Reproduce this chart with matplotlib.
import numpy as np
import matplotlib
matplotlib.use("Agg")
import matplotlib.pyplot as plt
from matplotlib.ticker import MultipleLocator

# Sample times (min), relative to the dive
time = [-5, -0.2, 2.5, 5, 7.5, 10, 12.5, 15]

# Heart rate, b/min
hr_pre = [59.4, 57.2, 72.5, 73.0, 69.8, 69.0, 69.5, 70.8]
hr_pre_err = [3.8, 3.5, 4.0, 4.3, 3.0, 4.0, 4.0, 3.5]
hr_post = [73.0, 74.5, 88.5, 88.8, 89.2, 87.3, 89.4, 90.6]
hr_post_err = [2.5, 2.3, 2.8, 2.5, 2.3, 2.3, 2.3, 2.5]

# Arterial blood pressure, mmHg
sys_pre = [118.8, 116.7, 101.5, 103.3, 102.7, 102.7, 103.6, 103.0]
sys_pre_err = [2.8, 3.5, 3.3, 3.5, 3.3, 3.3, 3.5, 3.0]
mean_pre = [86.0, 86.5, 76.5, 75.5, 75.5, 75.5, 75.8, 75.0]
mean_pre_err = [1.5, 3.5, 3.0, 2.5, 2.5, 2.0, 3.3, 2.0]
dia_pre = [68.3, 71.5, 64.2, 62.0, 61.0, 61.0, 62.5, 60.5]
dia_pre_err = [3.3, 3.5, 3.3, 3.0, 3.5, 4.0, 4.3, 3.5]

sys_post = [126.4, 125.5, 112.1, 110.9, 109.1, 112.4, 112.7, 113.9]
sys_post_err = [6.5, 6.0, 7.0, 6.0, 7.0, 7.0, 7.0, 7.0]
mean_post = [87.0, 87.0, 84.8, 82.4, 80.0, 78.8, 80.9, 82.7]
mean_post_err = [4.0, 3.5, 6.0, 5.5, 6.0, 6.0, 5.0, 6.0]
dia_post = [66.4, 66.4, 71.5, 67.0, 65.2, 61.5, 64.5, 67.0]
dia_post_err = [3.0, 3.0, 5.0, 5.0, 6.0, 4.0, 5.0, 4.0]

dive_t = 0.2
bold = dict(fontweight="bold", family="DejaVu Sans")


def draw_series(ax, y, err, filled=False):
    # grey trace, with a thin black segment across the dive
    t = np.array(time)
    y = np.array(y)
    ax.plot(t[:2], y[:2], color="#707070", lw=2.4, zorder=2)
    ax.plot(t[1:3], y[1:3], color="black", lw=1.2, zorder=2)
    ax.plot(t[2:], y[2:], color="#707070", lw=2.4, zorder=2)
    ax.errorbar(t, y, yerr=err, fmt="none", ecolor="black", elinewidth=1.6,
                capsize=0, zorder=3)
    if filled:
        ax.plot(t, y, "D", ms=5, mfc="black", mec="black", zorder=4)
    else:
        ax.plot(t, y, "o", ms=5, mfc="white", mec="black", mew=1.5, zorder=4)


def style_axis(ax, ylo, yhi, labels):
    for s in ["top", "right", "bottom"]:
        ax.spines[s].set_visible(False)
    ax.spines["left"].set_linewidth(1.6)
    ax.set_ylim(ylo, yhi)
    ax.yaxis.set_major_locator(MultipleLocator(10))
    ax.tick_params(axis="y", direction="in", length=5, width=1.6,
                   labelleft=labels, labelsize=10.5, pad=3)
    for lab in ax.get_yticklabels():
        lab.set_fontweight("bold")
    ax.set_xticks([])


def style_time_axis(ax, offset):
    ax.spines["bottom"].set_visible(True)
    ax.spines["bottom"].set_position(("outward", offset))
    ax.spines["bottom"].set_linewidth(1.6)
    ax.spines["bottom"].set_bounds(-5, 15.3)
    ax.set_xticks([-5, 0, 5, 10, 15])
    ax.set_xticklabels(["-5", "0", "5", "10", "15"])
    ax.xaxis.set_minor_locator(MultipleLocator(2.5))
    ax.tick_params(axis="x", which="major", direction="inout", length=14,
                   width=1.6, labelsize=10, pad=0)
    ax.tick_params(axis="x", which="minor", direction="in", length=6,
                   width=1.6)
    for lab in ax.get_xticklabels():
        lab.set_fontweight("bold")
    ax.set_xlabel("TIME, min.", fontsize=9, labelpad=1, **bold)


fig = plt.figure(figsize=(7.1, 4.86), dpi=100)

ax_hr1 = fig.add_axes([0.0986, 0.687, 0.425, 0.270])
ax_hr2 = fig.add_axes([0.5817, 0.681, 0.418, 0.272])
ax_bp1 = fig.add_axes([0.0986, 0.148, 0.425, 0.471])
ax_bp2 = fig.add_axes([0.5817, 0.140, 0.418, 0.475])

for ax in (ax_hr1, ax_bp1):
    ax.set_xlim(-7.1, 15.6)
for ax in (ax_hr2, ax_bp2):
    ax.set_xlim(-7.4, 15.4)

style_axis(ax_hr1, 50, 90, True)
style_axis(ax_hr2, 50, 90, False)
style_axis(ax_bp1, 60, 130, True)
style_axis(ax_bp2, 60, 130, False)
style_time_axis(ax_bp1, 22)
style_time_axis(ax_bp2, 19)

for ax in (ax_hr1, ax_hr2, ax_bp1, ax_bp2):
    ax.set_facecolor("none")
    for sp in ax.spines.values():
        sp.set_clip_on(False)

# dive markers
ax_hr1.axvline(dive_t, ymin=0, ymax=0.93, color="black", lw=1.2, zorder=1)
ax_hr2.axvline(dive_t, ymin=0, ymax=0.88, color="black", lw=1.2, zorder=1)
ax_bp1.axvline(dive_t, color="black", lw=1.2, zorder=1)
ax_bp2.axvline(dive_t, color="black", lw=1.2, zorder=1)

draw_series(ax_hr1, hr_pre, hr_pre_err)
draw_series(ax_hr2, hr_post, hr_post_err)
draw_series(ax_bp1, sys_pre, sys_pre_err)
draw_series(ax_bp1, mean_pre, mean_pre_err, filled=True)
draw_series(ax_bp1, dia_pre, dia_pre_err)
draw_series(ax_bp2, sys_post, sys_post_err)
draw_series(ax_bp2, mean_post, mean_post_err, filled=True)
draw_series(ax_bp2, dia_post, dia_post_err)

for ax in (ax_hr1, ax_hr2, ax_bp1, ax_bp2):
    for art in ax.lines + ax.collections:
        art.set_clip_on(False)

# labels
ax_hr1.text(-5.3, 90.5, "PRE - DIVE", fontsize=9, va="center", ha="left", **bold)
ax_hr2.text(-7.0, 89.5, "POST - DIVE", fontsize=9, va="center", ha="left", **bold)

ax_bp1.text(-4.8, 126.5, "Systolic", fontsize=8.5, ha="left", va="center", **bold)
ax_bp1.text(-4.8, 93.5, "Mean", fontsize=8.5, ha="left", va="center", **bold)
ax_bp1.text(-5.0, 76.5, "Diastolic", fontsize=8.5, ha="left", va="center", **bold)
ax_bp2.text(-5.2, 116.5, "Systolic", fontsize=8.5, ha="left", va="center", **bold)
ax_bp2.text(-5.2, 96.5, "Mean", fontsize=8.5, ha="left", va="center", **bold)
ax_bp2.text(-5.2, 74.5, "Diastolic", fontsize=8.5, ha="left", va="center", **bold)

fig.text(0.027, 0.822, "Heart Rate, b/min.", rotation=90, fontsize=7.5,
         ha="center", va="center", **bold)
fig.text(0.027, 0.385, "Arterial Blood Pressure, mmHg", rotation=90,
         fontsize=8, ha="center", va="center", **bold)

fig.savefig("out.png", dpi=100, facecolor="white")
§ §
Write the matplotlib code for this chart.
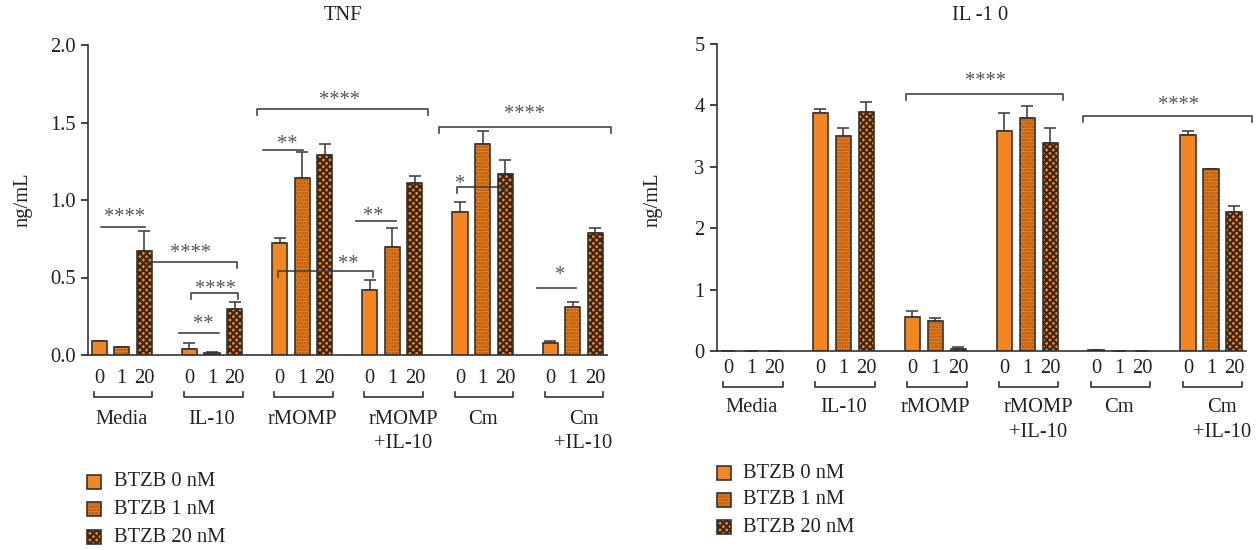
§ §
→ **Given task**:
Across the entries, how many lines contain "this"? Reply with the number only.

→ **Complete response**:
2